Do Glossy Surfaces “Scale Down”?

The chlorine tank on the right has a fairly glossy surface. Our natural tendency would be to replicate that sheen on a model of it. Is that the best approach?

As modelers we have a natural tendency to examine the prototype and copy it as closely as possible.  Our thinking being that the better job we do at “copying” the better the model will look.

We have to ask ourselves, is this always the best approach?  I don’t think so because it doesn’t take everything into account. Specifically, it doesn’t take into account the differences between the real world, which includes long distances and atmosphere, and our model world which involves very short distances and no atmosphere.

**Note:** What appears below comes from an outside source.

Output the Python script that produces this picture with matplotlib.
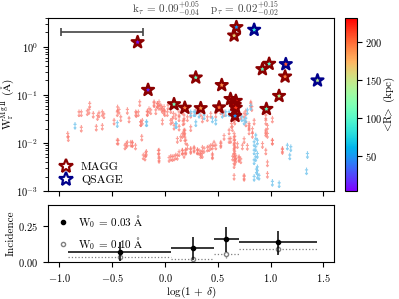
import numpy as np
import matplotlib
matplotlib.use('Agg')
from matplotlib import pyplot as plt
from matplotlib.path import Path
from matplotlib.lines import Line2D
from matplotlib.colors import Normalize

plt.rcParams['font.family'] = 'serif'
plt.rcParams['font.serif'] = ['cmr10']
plt.rcParams['mathtext.fontset'] = 'cm'
plt.rcParams['axes.formatter.use_mathtext'] = True
plt.rcParams['axes.unicode_minus'] = True

# upper limits, MAGG (log(1+delta), W in Angstrom)
magg_lim_x = [-0.714, -0.815, -0.793, -0.736, -0.72, -0.68, -0.626, -0.594, -0.452, -0.436,
              -0.357, -0.42, -0.483, -0.341, -0.272, -0.253, -0.24, -0.23, -0.594, -0.651,
              -0.793, -0.922, -0.916, -0.452, -0.367, -0.31, -0.221, -0.206, -0.19, -0.057,
              -0.063, 0.054, 0.085, 0.117, 0.164, 0.196, 0.187, 0.187, -0.168, -0.152,
              -0.104, -0.073, -0.057, -0.031, -0.009, 0.022, -0.278, -0.23, 0.054, 0.069,
              0.133, 0.171, -0.357, -0.31, -0.445, -0.177, -0.64, -0.58, -0.45, -0.215,
              -0.325, -0.38, -0.28,
              -0.104, -0.057, -0.073, -0.041, -0.009, -0.136, -0.167, -0.088, -0.025, -0.003,
              0.028, 0.054, 0.079, 0.101, 0.133, 0.164, 0.180, 0.212, 0.243, 0.291,
              0.338, 0.354, 0.401, 0.433, 0.480, 0.528, 0.559, -0.025, 0.180, 0.133,
              0.085, 0.243, 0.180, 0.148, 0.117, 0.196, 0.212, 0.243, 0.275, 0.306,
              0.338, 0.370, 0.417, 0.449, 0.480, 0.528, 0.164, 0.133, 0.101, 0.069,
              0.038, -0.057, -0.057, -0.183, 0.180, 0.354, 0.449, 0.622, 0.607, 0.629,
              0.654, 0.638, 0.654, 0.654, 0.654, 0.654, 0.654, 0.670, 0.654, 0.654,
              0.66, 0.66, 0.66, 0.66, 0.66, 0.66,
              0.812, 0.822, 0.765, 0.749, 0.717, 0.844, 0.796, 0.796, 0.954, 0.954,
              0.970, 0.954, 0.970, 1.017, 1.017, 0.954, 0.970, 0.970, 0.733, 0.701,
              0.749, 1.112, 0.923, 0.828,
              0.164, 0.18, 0.196, 0.243, 0.275, 0.307, 0.322, 0.354, 0.338, 0.401,
              0.433, 0.464, 0.528, 0.449, 0.559, 0.607, 0.686, 0.749, 0.78, 0.717,
              0.749, 1.017, 1.112, 0.954, 0.812, 0.765, 0.796, 0.828, 0.64, 0.67, 0.70]
magg_lim_w = [0.063, 0.042, 0.042, 0.044, 0.047, 0.039, 0.040, 0.042, 0.042, 0.047,
              0.047, 0.033, 0.028, 0.031, 0.040, 0.042, 0.068, 0.026, 0.022, 0.021,
              0.020, 0.0149, 0.0127, 0.0108, 0.0092, 0.0095, 0.013, 0.0053, 0.005, 0.0048,
              0.0066, 0.005, 0.005, 0.0052, 0.0066, 0.0069, 0.0174, 0.0125, 0.043, 0.049,
              0.065, 0.062, 0.057, 0.053, 0.045, 0.042, 0.042, 0.026, 0.028, 0.030,
              0.033, 0.027, 0.0098, 0.0098, 0.0107, 0.0063, 0.035, 0.038, 0.053, 0.028,
              0.0098, 0.0085, 0.0085,
              0.068, 0.068, 0.063, 0.058, 0.054, 0.046, 0.042, 0.046, 0.049, 0.042,
              0.058, 0.049, 0.039, 0.036, 0.042, 0.046, 0.036, 0.033, 0.039, 0.046,
              0.042, 0.031, 0.033, 0.039, 0.039, 0.046, 0.042, 0.028, 0.028, 0.021,
              0.022, 0.0205, 0.0175, 0.0127, 0.0117, 0.0108, 0.0085, 0.0073, 0.0073, 0.0067,
              0.0062, 0.0073, 0.0079, 0.0085, 0.0085, 0.0092, 0.0067, 0.0062, 0.0053, 0.0049,
              0.0047, 0.0067, 0.0045, 0.0059, 0.0057, 0.0057, 0.0053, 0.0117, 0.0175, 0.024,
              0.031, 0.0205, 0.0149, 0.0108, 0.0085, 0.0067, 0.0057, 0.0045, 0.0035, 0.002,
              0.028, 0.013, 0.0095, 0.0075, 0.005, 0.004,
              0.063, 0.054, 0.044, 0.039, 0.036, 0.028, 0.024, 0.0175, 0.036, 0.028,
              0.022, 0.0175, 0.0149, 0.031, 0.0108, 0.0067, 0.0038, 0.0022, 0.0085, 0.0049,
              0.0019, 0.0073, 0.0092, 0.0149,
              0.0147, 0.0159, 0.0066, 0.0069, 0.0077, 0.0069, 0.0066, 0.0077, 0.0056, 0.0077,
              0.0084, 0.0098, 0.0098, 0.0056, 0.0135, 0.0116, 0.0091, 0.0116, 0.0084, 0.0044,
              0.002, 0.0107, 0.0069, 0.0159, 0.067, 0.0257, 0.022, 0.0187, 0.005, 0.0052, 0.0047]

# upper limits, QSAGE
qsage_lim_x = [-0.853, -0.452, -0.177, 0.107, -0.174, 0.275, 0.322, 0.370, 0.449, 0.480,
               0.543, 0.575, 0.607, 0.101, 0.243, 0.284, 0.291, 0.780, 0.765, 0.727,
               0.749, 0.812, 0.859, 0.844, 0.875, 0.859, 0.844, 0.875, 0.859, 0.844,
               0.875, 0.844, 0.875, 0.866, 0.890, 1.159, 1.191, 1.181, 1.349, 1.340,
               1.017, 1.081]
qsage_lim_w = [0.023, 0.025, 0.026, 0.0237, 0.026, 0.042, 0.039, 0.036, 0.031, 0.028,
               0.039, 0.042, 0.042, 0.024, 0.042, 0.042, 0.026, 0.046, 0.031, 0.033,
               0.028, 0.057, 0.0138, 0.010, 0.0108, 0.0079, 0.0067, 0.0057, 0.0049, 0.0042,
               0.003, 0.0019, 0.0021, 0.0027, 0.002, 0.0085, 0.0079, 0.0053, 0.0057, 0.0026,
               0.0015, 0.0014]

# detections
magg_x = [-0.26, -0.161, 0.085, 0.187, 0.291, 0.338, 0.512, 0.537, 0.62, 0.67,
          0.66, 0.67, 0.663, 0.676, 0.654, 0.922, 0.986, 0.96, 1.08, 1.137]
magg_w = [1.25, 0.127, 0.064, 0.054, 0.23, 0.053, 0.055, 0.16, 0.082, 0.075,
          0.062, 0.054, 0.0365, 2.57, 1.72, 0.343, 0.443, 0.051, 0.095, 0.241]
magg_r = [10, 15, 110, 195, 110, 185, 200, 190, 225, 220,
          230, 215, 50, 50, 165, 105, 100, 105, 140, 195]

qsage_x = [0.844, 1.144, 1.444]
qsage_w = [2.26, 0.436, 0.2]
qsage_r = [85, 205, 145]

# representative error on log(1+delta)
err_x, err_w, err_dx = -0.6, 2.0, 0.39

# incidence panel
bin_lo = [-0.92, 0.06, 0.464, 0.70]
bin_hi = [0.06, 0.464, 0.70, 1.444]
inc_003 = [0.072, 0.095, 0.158, 0.139]
inc_003_lo = [0.065, 0.081, 0.086, 0.09]
inc_003_hi = [0.069, 0.081, 0.087, 0.078]
inc_010 = [0.033, 0.021, 0.055, 0.092]
inc_010_err = [0.02, 0.012, 0.025, 0.03]

r_min, r_max = 4, 232


def limit_marker():
    verts = [(0, 1), (0, -1), (-0.45, 0.35), (0.45, 0.35), (-0.35, -0.5), (0, -1), (0.35, -0.5)]
    codes = [Path.MOVETO, Path.LINETO, Path.MOVETO, Path.LINETO,
             Path.MOVETO, Path.LINETO, Path.LINETO]
    return Path(verts, codes)


def main():
    fig = plt.figure(figsize=(3.99, 2.99), dpi=100)
    ax1 = fig.add_axes([0.120, 0.361, 0.717, 0.579])
    ax2 = fig.add_axes([0.120, 0.124, 0.717, 0.190])
    cax = fig.add_axes([0.865, 0.361, 0.030, 0.579])

    mk = limit_marker()
    ax1.scatter(magg_lim_x, magg_lim_w, marker=mk, s=26, facecolors='none',
                edgecolors='#fa7a70', linewidths=0.8, alpha=0.7, zorder=2)
    ax1.scatter(qsage_lim_x, qsage_lim_w, marker=mk, s=26, facecolors='none',
                edgecolors='#7cc8ee', linewidths=0.8, alpha=0.85, zorder=2)

    norm = Normalize(vmin=r_min, vmax=r_max)
    sc = ax1.scatter(magg_x, magg_w, c=magg_r, cmap='rainbow', norm=norm, marker='*',
                     s=80, edgecolors='#8b0000', linewidths=1.7, zorder=4)
    ax1.scatter(qsage_x, qsage_w, c=qsage_r, cmap='rainbow', norm=norm, marker='*',
                s=80, edgecolors='#00008b', linewidths=1.7, zorder=4)

    ax1.errorbar(err_x, err_w, xerr=err_dx, fmt='none', ecolor='#444444',
                 elinewidth=1.2, capsize=3, capthick=1.2)

    ax1.set_yscale('log')
    ax1.set_ylim(1e-3, 4)
    ax1.set_xlim(-1.11, 1.6)
    ax1.set_xticks([-1.0, -0.5, 0.0, 0.5, 1.0, 1.5])
    ax1.tick_params(labelbottom=False)
    ax1.set_ylabel(r'W$_{\rm r}^{\rm Mg\,II}$ ($\rm\AA$)', fontsize=8, labelpad=0)

    handles = [Line2D([], [], marker='*', ls='none', ms=10, mfc='white', mec='#8b0000', mew=1.6),
               Line2D([], [], marker='*', ls='none', ms=10, mfc='white', mec='#00008b', mew=1.6)]
    ax1.legend(handles, ['MAGG', 'QSAGE'], loc='lower left', frameon=False, fontsize=8.5,
               handletextpad=0.3, borderaxespad=0.2, labelspacing=0.25, borderpad=0.3)

    cb = fig.colorbar(sc, cax=cax)
    cb.set_ticks([50, 100, 150, 200])
    cb.set_label(r'$<\!\!$R$\!\!>$ (kpc)', fontsize=8, labelpad=0)
    cb.ax.tick_params(labelsize=7.5, pad=2)

    lo = np.array(bin_lo)
    hi = np.array(bin_hi)
    mid = 0.5 * (lo + hi)
    half = 0.5 * (hi - lo)
    ax2.errorbar(mid, inc_003, xerr=half, yerr=[inc_003_lo, inc_003_hi], fmt='o',
                 color='black', ms=3, elinewidth=1.1, capsize=0, zorder=3)
    eb = ax2.errorbar(mid, inc_010, xerr=half, yerr=inc_010_err, fmt='o', color='gray',
                      mfc='white', mec='gray', ms=3, elinewidth=0.9, capsize=0, zorder=2)
    eb[2][0].set_linestyle(':')
    eb[2][1].set_linestyle(':')
    ax2.set_xlim(-1.11, 1.6)
    ax2.set_ylim(0, 0.4)
    ax2.set_yticks([0.0, 0.25])
    ax2.set_xticks([-1.0, -0.5, 0.0, 0.5, 1.0, 1.5])
    ax2.yaxis.set_major_formatter(plt.FormatStrFormatter(r'$%.2f$'))
    ax2.xaxis.set_major_formatter(plt.FormatStrFormatter(r'$%.1f$'))
    ax2.set_ylabel('Incidence', fontsize=8, labelpad=2)
    ax2.set_xlabel(r'log(1 + $\delta$)', fontsize=8, labelpad=1)
    inc_handles = [Line2D([], [], marker='o', ls='none', ms=3, color='black'),
                   Line2D([], [], marker='o', ls='none', ms=3, mfc='white', mec='gray')]
    ax2.legend(inc_handles, [r'W$_0$ = 0.03 $\rm\AA$', r'W$_0$ = 0.10 $\rm\AA$'],
               loc='upper left', frameon=False, fontsize=8, handletextpad=0.6,
               borderaxespad=0.3, labelspacing=0.5, handlelength=1.4)

    for ax in (ax1, ax2):
        ax.tick_params(labelsize=7.5, length=3.5)

    fig.text(0.515, 0.967,
             r'k$_\tau$ = 0.09$^{+0.05}_{-0.04}$   p$_\tau$ = 0.02$^{+0.15}_{-0.02}$',
             ha='center', va='center', fontsize=8, color='#444444')

    fig.savefig('out.png', dpi=100)


if __name__ == '__main__':
    main()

A fairly noticeable issue we face is one of gloss vs. flat surfaces  It would seem simple, if railroad X keeps their motive power in pristine condition, as is fairly common, we should follow suit and apply the same sheen to our models. 

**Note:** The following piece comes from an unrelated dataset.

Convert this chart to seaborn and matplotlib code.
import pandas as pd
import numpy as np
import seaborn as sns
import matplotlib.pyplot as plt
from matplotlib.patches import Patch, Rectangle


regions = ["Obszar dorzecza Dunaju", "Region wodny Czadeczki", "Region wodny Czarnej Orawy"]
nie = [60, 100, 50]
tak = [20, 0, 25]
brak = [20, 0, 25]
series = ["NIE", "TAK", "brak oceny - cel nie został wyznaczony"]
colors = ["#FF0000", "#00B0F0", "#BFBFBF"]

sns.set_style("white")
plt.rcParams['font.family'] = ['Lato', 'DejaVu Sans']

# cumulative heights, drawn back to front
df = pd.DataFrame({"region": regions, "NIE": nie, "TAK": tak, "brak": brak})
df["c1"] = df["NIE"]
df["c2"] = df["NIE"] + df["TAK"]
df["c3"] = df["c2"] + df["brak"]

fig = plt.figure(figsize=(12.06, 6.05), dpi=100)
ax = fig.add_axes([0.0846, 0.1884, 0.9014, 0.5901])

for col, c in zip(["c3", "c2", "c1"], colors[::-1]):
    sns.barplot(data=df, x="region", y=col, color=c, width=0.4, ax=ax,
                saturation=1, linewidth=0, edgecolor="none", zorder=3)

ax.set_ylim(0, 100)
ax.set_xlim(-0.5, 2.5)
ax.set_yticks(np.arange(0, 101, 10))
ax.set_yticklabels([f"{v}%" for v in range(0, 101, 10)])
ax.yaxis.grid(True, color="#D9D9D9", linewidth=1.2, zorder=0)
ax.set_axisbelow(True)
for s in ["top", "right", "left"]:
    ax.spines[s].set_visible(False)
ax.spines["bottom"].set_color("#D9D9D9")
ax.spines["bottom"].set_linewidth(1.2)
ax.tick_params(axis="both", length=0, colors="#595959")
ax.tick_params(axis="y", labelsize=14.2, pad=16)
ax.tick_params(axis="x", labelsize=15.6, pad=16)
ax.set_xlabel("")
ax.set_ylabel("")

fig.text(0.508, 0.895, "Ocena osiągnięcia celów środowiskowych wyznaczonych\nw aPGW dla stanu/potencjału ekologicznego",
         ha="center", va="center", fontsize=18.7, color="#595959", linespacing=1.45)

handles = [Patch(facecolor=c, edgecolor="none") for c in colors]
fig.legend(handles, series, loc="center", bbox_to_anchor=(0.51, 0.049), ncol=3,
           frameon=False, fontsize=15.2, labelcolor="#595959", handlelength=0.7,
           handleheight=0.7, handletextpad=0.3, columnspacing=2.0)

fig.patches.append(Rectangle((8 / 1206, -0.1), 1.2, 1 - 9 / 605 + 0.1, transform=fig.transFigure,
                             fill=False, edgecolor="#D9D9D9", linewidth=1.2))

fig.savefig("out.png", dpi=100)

It seems so simple but to my eye this approach just doesn’t work. Glossy rolling stock, no matter how accurate that sheen is, looks toy like to me.  For some time I couldn’t figure out why.  I’m beginning to think it has to do with viewing distance.  No matter how shiny the prototype is, we generally view it from a bit of a distance.  With that distance, and looking through atmosphere, there is the illusion of gloss surfaces looking dull.

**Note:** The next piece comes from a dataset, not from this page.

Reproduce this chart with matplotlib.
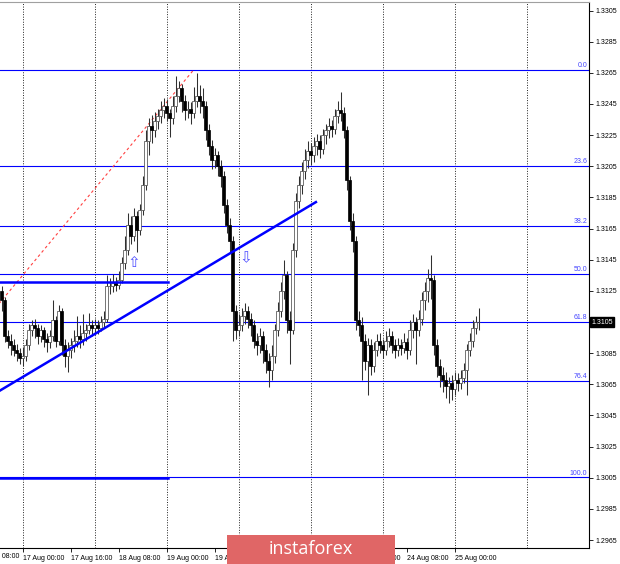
"""
GBP/USD H1 chart with Fibonacci retracement, trend line and levels
(MetaTrader style screenshot recreation).
"""

import numpy as np
import matplotlib
matplotlib.use("Agg")
import matplotlib.pyplot as plt
from matplotlib.patches import Rectangle
from matplotlib.transforms import blended_transform_factory

# =============================================================================
# Data (H1 candles, open = previous close)
# =============================================================================

first_open = 1.3125

closes = [
    1.3119, 1.3096, 1.3093, 1.3090, 1.3087, 1.3085, 1.3082, 1.3083,
    1.3090, 1.3100, 1.3103, 1.3101,
    1.3096, 1.3100, 1.3094, 1.3092, 1.3096,
    1.3106, 1.3093, 1.3112, 1.3090, 1.3083, 1.3087,
    1.3090, 1.3093, 1.3096, 1.3094, 1.3098, 1.3100, 1.3103, 1.3101, 1.3103,
    1.3101, 1.3105, 1.3107,
    1.3128, 1.3128, 1.3130, 1.3129, 1.3132,
    1.3143, 1.3151, 1.3167, 1.3160, 1.3173, 1.3164,
    1.3177, 1.3193, 1.3221, 1.3231,
    1.3228, 1.3234, 1.3237, 1.3241, 1.3244, 1.3239,
    1.3236, 1.3244, 1.3250, 1.3255, 1.3247,
    1.3241, 1.3242, 1.3239, 1.3247,
    1.3250, 1.3247, 1.3244,
    1.3228, 1.3218, 1.3209, 1.3212, 1.3205, 1.3199,
    1.3180, 1.3167, 1.3157, 1.3112,
    1.3100, 1.3103, 1.3109, 1.3112, 1.3107, 1.3103,
    1.3093, 1.3090, 1.3096, 1.3087, 1.3080, 1.3074, 1.3083,
    1.3100, 1.3112, 1.3125, 1.3135, 1.3106, 1.3100,
    1.3151, 1.3183, 1.3193, 1.3202, 1.3209,
    1.3215, 1.3212, 1.3218, 1.3221, 1.3216,
    1.3225, 1.3228, 1.3231, 1.3229, 1.3237, 1.3241, 1.3239,
    1.3228, 1.3196, 1.3170, 1.3157, 1.3106,
    1.3103, 1.3093, 1.3080, 1.3090, 1.3077, 1.3087,
    1.3093, 1.3090, 1.3087, 1.3093, 1.3096, 1.3090, 1.3087,
    1.3090, 1.3088, 1.3092, 1.3087, 1.3100,
    1.3105, 1.3100, 1.3107, 1.3119, 1.3125, 1.3133, 1.3132,
    1.3090, 1.3077, 1.3071, 1.3068,
    1.3064, 1.3066, 1.3062, 1.3068, 1.3066, 1.3069, 1.3074,
    1.3087, 1.3093, 1.3101, 1.3105, 1.3105,
]

highs = [
    1.3128, 1.3121, 1.3100, 1.3097, 1.3094, 1.3091, 1.3088, 1.3089,
    1.3094, 1.3104, 1.3106, 1.3107,
    1.3104, 1.3103, 1.3102, 1.3098, 1.3100,
    1.3119, 1.3109, 1.3116, 1.3114, 1.3094, 1.3092,
    1.3095, 1.3100, 1.3109, 1.3103, 1.3110, 1.3104, 1.3111, 1.3106, 1.3107,
    1.3106, 1.3109, 1.3112,
    1.3135, 1.3133, 1.3136, 1.3134, 1.3138,
    1.3147, 1.3160, 1.3175, 1.3173, 1.3178, 1.3176,
    1.3181, 1.3199, 1.3228, 1.3236,
    1.3238, 1.3240, 1.3242, 1.3247, 1.3249, 1.3248,
    1.3242, 1.3250, 1.3263, 1.3260, 1.3258,
    1.3251, 1.3247, 1.3246, 1.3256,
    1.3265, 1.3257, 1.3255,
    1.3247, 1.3232, 1.3222, 1.3217, 1.3215, 1.3209,
    1.3202, 1.3184, 1.3172, 1.3160,
    1.3116, 1.3110, 1.3114, 1.3117, 1.3115, 1.3111,
    1.3106, 1.3098, 1.3101, 1.3099, 1.3091, 1.3085, 1.3090,
    1.3104, 1.3118, 1.3131, 1.3145, 1.3138, 1.3112,
    1.3156, 1.3188, 1.3199, 1.3208, 1.3216,
    1.3221, 1.3220, 1.3224, 1.3226, 1.3225,
    1.3229, 1.3232, 1.3236, 1.3235, 1.3242, 1.3247, 1.3253,
    1.3243, 1.3231, 1.3199, 1.3175, 1.3160,
    1.3112, 1.3108, 1.3097, 1.3095, 1.3094, 1.3092,
    1.3097, 1.3098, 1.3094, 1.3099, 1.3101, 1.3099, 1.3094,
    1.3095, 1.3094, 1.3098, 1.3095, 1.3106,
    1.3110, 1.3108, 1.3113, 1.3124, 1.3131, 1.3139, 1.3148,
    1.3135, 1.3094, 1.3081, 1.3076,
    1.3073, 1.3070, 1.3071, 1.3073, 1.3072, 1.3074, 1.3079,
    1.3091, 1.3098, 1.3106, 1.3109, 1.3114,
]

lows = [
    1.3112, 1.3092, 1.3088, 1.3084, 1.3083, 1.3080, 1.3078, 1.3077,
    1.3080, 1.3087, 1.3096, 1.3095,
    1.3091, 1.3092, 1.3089, 1.3086, 1.3088,
    1.3093, 1.3089, 1.3090, 1.3084, 1.3076, 1.3073,
    1.3082, 1.3086, 1.3089, 1.3088, 1.3090, 1.3093, 1.3097, 1.3096, 1.3098,
    1.3097, 1.3099, 1.3102,
    1.3105, 1.3123, 1.3124, 1.3125, 1.3126,
    1.3130, 1.3139, 1.3148, 1.3155, 1.3157, 1.3150,
    1.3161, 1.3174, 1.3190, 1.3212,
    1.3220, 1.3224, 1.3229, 1.3233, 1.3236, 1.3234,
    1.3224, 1.3232, 1.3240, 1.3246, 1.3240,
    1.3235, 1.3236, 1.3232, 1.3236,
    1.3243, 1.3239, 1.3236,
    1.3222, 1.3212, 1.3203, 1.3204, 1.3199, 1.3192,
    1.3175, 1.3162, 1.3150, 1.3093,
    1.3094, 1.3096, 1.3099, 1.3104, 1.3101, 1.3096,
    1.3088, 1.3084, 1.3085, 1.3079, 1.3072, 1.3063, 1.3068,
    1.3079, 1.3096, 1.3108, 1.3120, 1.3098, 1.3078,
    1.3097, 1.3147, 1.3178, 1.3187, 1.3197,
    1.3204, 1.3206, 1.3208, 1.3212, 1.3210,
    1.3213, 1.3219, 1.3223, 1.3224, 1.3226, 1.3233, 1.3234,
    1.3223, 1.3190, 1.3164, 1.3150, 1.3100,
    1.3096, 1.3068, 1.3074, 1.3058, 1.3071, 1.3073,
    1.3083, 1.3085, 1.3082, 1.3084, 1.3089, 1.3085, 1.3082,
    1.3083, 1.3084, 1.3085, 1.3081, 1.3084,
    1.3095, 1.3078, 1.3096, 1.3103, 1.3113, 1.3118, 1.3120,
    1.3084, 1.3070, 1.3063, 1.3060,
    1.3056, 1.3053, 1.3055, 1.3058, 1.3061, 1.3062, 1.3066,
    1.3058, 1.3083, 1.3089, 1.3097, 1.3100,
]

# time axis (bar index -> label)
label_bars = [7, 23, 39, 55, 71, 87, 103, 119, 135, 151]
label_texts = ["17 Aug 00:00", "17 Aug 16:00", "18 Aug 08:00", "19 Aug 00:00",
               "19 Aug 16:00", "20 Aug 08:00", "21 Aug 00:00", "21 Aug 16:00",
               "24 Aug 08:00", "25 Aug 00:00"]
day_bars = [7, 31, 55, 79, 103, 127, 151, 175]

price_ticks = [1.2965, 1.2985, 1.3005, 1.3025, 1.3045, 1.3065, 1.3085, 1.3105,
               1.3125, 1.3145, 1.3165, 1.3185, 1.3205, 1.3225, 1.3245, 1.3265,
               1.3285, 1.3305]
last_price = 1.3105

# Fibonacci grid: anchored low -> high
fib_low, fib_high = 1.30053, 1.32668
fib_low_bar, fib_high_bar = -49, 64
fib_ratios = [0.0, 23.6, 38.2, 50.0, 61.8, 76.4, 100.0]

# analyst drawings
trend_bars = [-0.5, 104.8]
trend_prices = [1.3061, 1.3182]
level_upper = 1.3131
level_lower = 1.3005
level_end_bar = 55.5
arrow_up = (44.2, 1.3143)
arrow_down = (81.5, 1.3146)

# =============================================================================
# Figure
# =============================================================================

plt.rcParams["font.family"] = ["Liberation Sans", "DejaVu Sans"]

fig = plt.figure(figsize=(6.2, 5.64), dpi=100)
ax = fig.add_axes([0.0, 16 / 564, 589 / 620, 546.5 / 564])
ax.set_xlim(-0.5, 195.83)
ax.set_ylim(1.29599, 1.33108)

n = len(closes)
x = np.arange(n)
opens = np.array([first_open] + closes[:-1])
closes_a = np.array(closes)
highs_a = np.array(highs)
lows_a = np.array(lows)
bull = closes_a >= opens

# vertical day separators
for b in day_bars:
    ax.axvline(b, color="#202020", lw=0.7, ls=(0, (1, 1.6)), zorder=1)

# fibo levels
fib_range = fib_high - fib_low
ty = blended_transform_factory(ax.transAxes, ax.transData)
for r in fib_ratios:
    lvl = fib_high - fib_range * r / 100.0
    ax.axhline(lvl, color="#0000ff", lw=0.8, zorder=2)
    ax.text(0.997, lvl + 0.00005, f"{r:.1f}", transform=ty, ha="right",
            va="bottom", fontsize=5, color="#4444ff", zorder=6)

# fibo diagonal
ax.plot([fib_low_bar, fib_high_bar], [fib_low, fib_high], color="#ff4040",
        lw=0.8, ls=(0, (2.5, 2.5)), zorder=2)

# candles
ax.vlines(x, lows_a, highs_a, color="#303030", lw=0.75, zorder=3)
body_lo = np.minimum(opens, closes_a)
body_h = np.maximum(np.abs(closes_a - opens), 0.00003)
ax.bar(x[bull], body_h[bull], bottom=body_lo[bull], width=0.75,
       color="white", edgecolor="#505050", lw=0.55, zorder=4)
ax.bar(x[~bull], body_h[~bull], bottom=body_lo[~bull], width=0.75,
       color="black", edgecolor="black", lw=0.5, zorder=4)

# trend line and horizontal levels
ax.plot(trend_bars, trend_prices, color="#0000ff", lw=1.8, zorder=5)
ax.plot([-0.5, level_end_bar], [level_upper, level_upper], color="#0000ff",
        lw=1.8, zorder=5)
ax.plot([-0.5, level_end_bar], [level_lower, level_lower], color="#0000ff",
        lw=1.8, zorder=5)

# arrows
ax.text(arrow_up[0], arrow_up[1], "\u21e7", family="DejaVu Sans", fontsize=11,
        color="#5050ff", ha="center", va="center", zorder=6)
ax.text(arrow_down[0], arrow_down[1], "\u21e9", family="DejaVu Sans", fontsize=11,
        color="#5050ff", ha="center", va="center", zorder=6)

# axes styling
ax.spines["left"].set_visible(False)
ax.spines["top"].set_color("#a0a0a0")
ax.spines["right"].set_color("black")
ax.spines["bottom"].set_color("black")
for s in ax.spines.values():
    s.set_linewidth(0.8)

ax.yaxis.tick_right()
ax.set_yticks(price_ticks)
# the last-price tag replaces its own tick label
ax.set_yticklabels(["" if p == last_price else f"{p:.4f}" for p in price_ticks])
ax.tick_params(axis="y", direction="out", length=3, width=0.6, labelsize=5,
               pad=2, colors="black")

ax.set_xticks(label_bars)
ax.set_xticklabels(label_texts)
ax.tick_params(axis="x", direction="out", length=3, width=0.6, labelsize=5,
               pad=2)
for lab in ax.get_xticklabels():
    lab.set_ha("left")

# last price tag
ax.text(1.004, last_price, f"{last_price:.4f}", transform=ty, ha="left",
        va="center", fontsize=5, color="white", zorder=10, clip_on=False,
        bbox=dict(boxstyle="square,pad=0.2", facecolor="black",
                  edgecolor="black"))

# cut-off label on the left
fig.text(19 / 620, 1 - 556 / 564, "14 Aug 08:00", ha="right", va="center",
         fontsize=5)

# watermark
fig.patches.append(Rectangle((227 / 620, 0), 168 / 620, 29 / 564,
                             transform=fig.transFigure, facecolor="#e06666",
                             edgecolor="none", zorder=20))
fig.text(311 / 620, 15 / 564, "instaforex", ha="center", va="center",
         fontsize=13, color="white", family="Open Sans", zorder=21)

fig.savefig("out.png", dpi=100)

It’s a matter of taste but personally, I think most model subjects look far better if we dull the surface, even if the prototype is glossy.  The same applies to structures and signage.  I just can’t get over the nagging feeling that glossy surfaces don’t work when scaled down.  To me, dull surfaces look more realistic and, in the case of rolling stock, “heavier”.  That opinion and a few bucks will buy your next cup of coffee.